This audio is in response to an email I received from Red Riding Hood. She said: "I struggle with forgiving myself for putting myself in dangerous situations when drinking."
Now this audio is sometimes hard to listen to, because I talk about the things that happen when we over-drink. I also talk about how to ensure that these things never happen again ...
Comments from listener:
4mylife: "I started listening about min 18, and first thing I heard was sexual assault. I was like *whoa*, but as I listened I heard what I needed today. Funny how that seems to work with you Belle. Specifically I heard that what happened happened. Whether it was my fault or not it's in the past. Who I am today is is not that person. I am not the person who put others lives in danger. I am not the person who made bad choices leading to bad things that happened. Today I am the person who chooses to be sober today and because I make that choice life is filled with joy and sunshine. That is something that I get now because I am 259 days from my last day 1. Day 1 sucks rocks. Thanks Belle for helping put the gas in my sober car today. Hugs."

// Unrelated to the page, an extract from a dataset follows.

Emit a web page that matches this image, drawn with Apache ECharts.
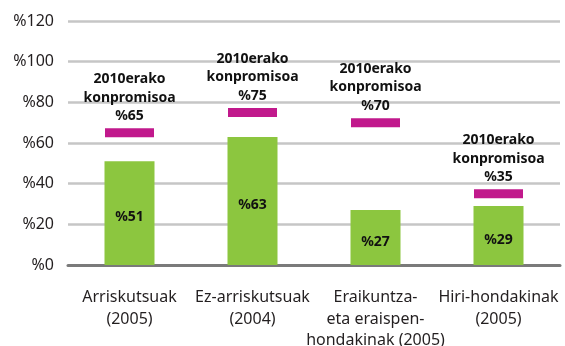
<!DOCTYPE html>
<html>
<head>
<meta charset="utf-8">
<script src="https://cdn.jsdelivr.net/npm/echarts@6/dist/echarts.min.js"></script>
<style>
  html, body { margin: 0; padding: 0; background: #fff; }
  #chart { width: 565px; height: 346px; }
</style>
</head>
<body>
<div id="chart"></div>
<script>
// Waste categories (x axis)
const categories = [
  'Arriskutsuak\n(2005)',
  'Ez-arriskutsuak\n(2004)',
  'Eraikuntza-\neta eraispen-\nhondakinak (2005)',
  'Hiri-hondakinak\n(2005)'
];
// Current recovery rate (%)
const actualValues = [51, 63, 27, 29];
// 2010 commitment targets (%)
const targetValues = [65, 75, 70, 35];
// Y axis ticks
const yMin = 0, yMax = 120, yStep = 20;

const textColor = '#231f20';
const font = 'Noto Sans';

const chart = echarts.init(document.getElementById('chart'), null, { renderer: 'canvas' });
chart.setOption({
  animation: false,
  textStyle: { fontFamily: font },
  grid: {
    left: 68, right: 5, top: 21, bottom: 81,
    containLabel: false, outerBoundsMode: 'none'
  },
  xAxis: {
    type: 'category',
    data: categories,
    axisLine: { show: true, lineStyle: { color: '#7a7a7a', width: 3 } },
    axisTick: { show: false },
    axisLabel: {
      color: textColor, fontFamily: font, fontSize: 16,
      lineHeight: 21.5, margin: 22, interval: 0
    }
  },
  yAxis: {
    type: 'value',
    min: yMin, max: yMax, interval: yStep,
    axisLine: { show: false },
    axisTick: { show: false },
    splitLine: { lineStyle: { color: '#c6c6c6', width: 2.5 } },
    axisLabel: {
      color: textColor, fontFamily: font, fontSize: 16, margin: 14,
      formatter: v => '%' + v
    }
  },
  series: [
    {
      type: 'bar',
      data: actualValues,
      barWidth: 50,
      itemStyle: { color: '#8cc63f' },
      label: {
        show: true, position: 'inside', offset: [0, 4],
        color: '#111', fontFamily: font, fontWeight: 'bold', fontSize: 14,
        formatter: p => '%' + p.value
      },
      z: 2
    },
    {
      type: 'scatter',
      data: targetValues,
      symbol: 'rect',
      symbolSize: [49, 9],
      itemStyle: { color: '#c1198c', opacity: 1 },
      label: {
        show: true, position: 'top', distance: 3,
        color: '#111', fontFamily: font, fontWeight: 'bold', fontSize: 14,
        lineHeight: 18.5, align: 'center',
        formatter: p => '2010erako\nkonpromisoa\n%' + p.value
      },
      z: 3
    }
  ]
});
</script>
</body>
</html>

and once Red Riding Hood heard this, here's her reply to me:
"What a gift, Belle. This made my day, making my week, really ... So very helpful. I still have to gather all my thoughts on it. I am happy to be facing forward, sober. I take much better care of me now and I want no part of alcohol, I lived and learned, it took what it took, and I am going to make the most of my present. I will continue to report any static so as to tune into bigger better stations. I will implement more supports, and be really really kind to myself, and have a daily support routine system, various tools, self care has to be incorporated as a non-negotiable in my life. How clear it became to me how often I was hurting myself when I drank, it tore away at me, blurring my sense of the world and who I was, let alone who others were, how could I perceive reality when my brain was bathing in poison? It is like a veil has been lifted. Now that the alcohol has been removed ... Big hugs!"
Homework: Even if the specifics of this audio don't directly apply to you, what aspect of this audio does apply to something in your life?